The new act was approved by the U.S. House of Representatives in October and passed with overwhelming support in the Senate Thursday.
"Initially, there was resistance from the Bush administration, but I think they made the right decision by extending unemployment benefits," said Ill. Sen. Dick Durbin.
The act means:
- Those receiving unemployment can have a seven-week extension of benefits.
- Recipients in Illinois, where the unemployment rate is above the national average, may also be eligible to receive another 13 weeks of benefits.
The National Able Network offers help to job seekers in five states. T Chicago area offices have seen increases in people looking for work.

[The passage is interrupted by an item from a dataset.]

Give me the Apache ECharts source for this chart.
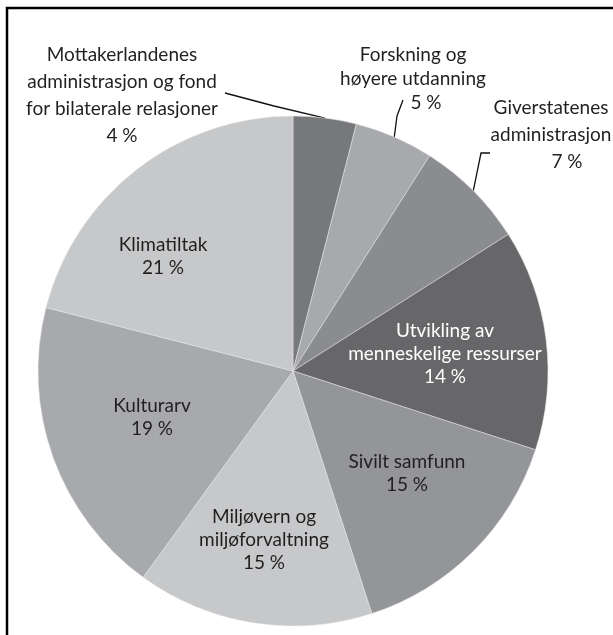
<!DOCTYPE html>
<html>
<head>
<meta charset="utf-8">
<script src="https://cdn.jsdelivr.net/npm/echarts@6/dist/echarts.min.js"></script>
<style>
  html, body { margin: 0; padding: 0; background: #fff; }
  #chart { width: 613px; height: 635px; }
</style>
</head>
<body>
<div id="chart"></div>
<script>
// andeler i prosent, med klokka fra kl. 12
var categories = [
	'Mottakerlandenes\nadministrasjon og fond\nfor bilaterale relasjoner',
	'Forskning og\nhøyere utdanning',
	'Giverstatenes\nadministrasjon',
	'Utvikling av\nmenneskelige ressurser',
	'Sivilt samfunn',
	'Miljøvern og\nmiljøforvaltning',
	'Kulturarv',
	'Klimatiltak'
];
var values = [4, 5, 7, 14, 15, 15, 19, 21];

var colors = ['#77787b', '#a7a9ac', '#8b8c8f', '#67676a', '#939598', '#c7c8ca', '#a7a9ac', '#c7c8ca'];
var textColors = ['#231f20', '#231f20', '#231f20', '#ffffff', '#231f20', '#231f20', '#231f20', '#231f20'];

// hvor etikettene står (midten av tekstblokken)
var labelAt = [[122, 95], [413, 79], [551, 135], [445, 354], [407, 473], [264, 540], [152, 417], [163, 256]];
var lineHeights = [27, 24, 27, 23, 23, 23, 23, 23];
// prosenttallet er flyttet litt mot høyre for noen av de ytre etikettene
var valueShift = [0, 26, 32, 0, 0, 0, 0, 0];
// knekkpunkt for linjene til de ytre etikettene
var lineEnd = [[[274, 106], [225, 93]], [[397, 116], [403, 100]], [[481, 153], [490, 153]]];

var pieData = [];
for (var i = 0; i < values.length; i++) {
	var outside = i < 3;
	pieData.push({
		name: categories[i],
		value: values[i],
		itemStyle: { color: colors[i] },
		label: {
			position: outside ? 'outside' : 'inside',
			color: textColors[i],
			lineHeight: lineHeights[i],
			rich: {
				shift: {
					fontFamily: 'Lato', fontSize: 19, color: textColors[i],
					lineHeight: lineHeights[i], padding: [0, 0, 0, valueShift[i]]
				}
			}
		},
		labelLine: { show: outside }
	});
}

var myChart = echarts.init(document.getElementById('chart'));
var option = {
	animation: false,
	backgroundColor: '#fff',
	graphic: [{
		type: 'rect',
		shape: { x: 7, y: 8, width: 640, height: 660 },
		style: { fill: 'none', stroke: '#000', lineWidth: 2.5 },
		silent: true
	}],
	series: [{
		type: 'pie',
		center: [293, 371],
		radius: 255,
		startAngle: 90,
		clockwise: true,
		data: pieData,
		itemStyle: { borderColor: '#e6e6e6', borderWidth: 0.5 },
		label: {
			show: true,
			formatter: function (p) {
				if (valueShift[p.dataIndex] > 0) {
					return p.name + '\n{shift|' + p.value + ' %}';
				}
				return p.name + '\n' + p.value + ' %';
			},
			fontFamily: 'Lato',
			fontSize: 19,
			align: 'center',
			overflow: 'none'
		},
		labelLine: {
			lineStyle: { color: '#111', width: 1.3 }
		},
		labelLayout: function (params) {
			var idx = params.dataIndex;
			var out = { x: labelAt[idx][0], y: labelAt[idx][1], align: 'center', verticalAlign: 'middle' };
			if (idx < 3 && params.labelLinePoints) {
				out.labelLinePoints = [params.labelLinePoints[0], lineEnd[idx][0], lineEnd[idx][1]];
			}
			return out;
		}
	}]
};
myChart.setOption(option);
</script>
</body>
</html>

Chicago area resident Danita Johnson has been looking for an administrative position since July.
"It's really tough looking for something. I've been on a couple of interviews but nothing [happened]," she said.
Johnson's unemployment benefits were set to run out in January. So, the mother of five welcomes an extension of benefits.
"It would help me a great deal because I'd still have some type of income to take care of my family, pay bills, " said Johnson.
Debra Walker Johnson, the vice president of development and marketing for the National Able Network, says she sees many clients who need to upgrade skills or learn new ones before re-entering the workforce.
"The extension will give them the time they need to enter training programs, as they look for work," the National Able Network vice president said.
Details of the extension are still being clarified. It appears those who may have recently lost unemployment benefits many be eligible for the extension.
The spokesman for the state Department of Employment and Security says it is identifying people who may be eligible and will notify them by mail.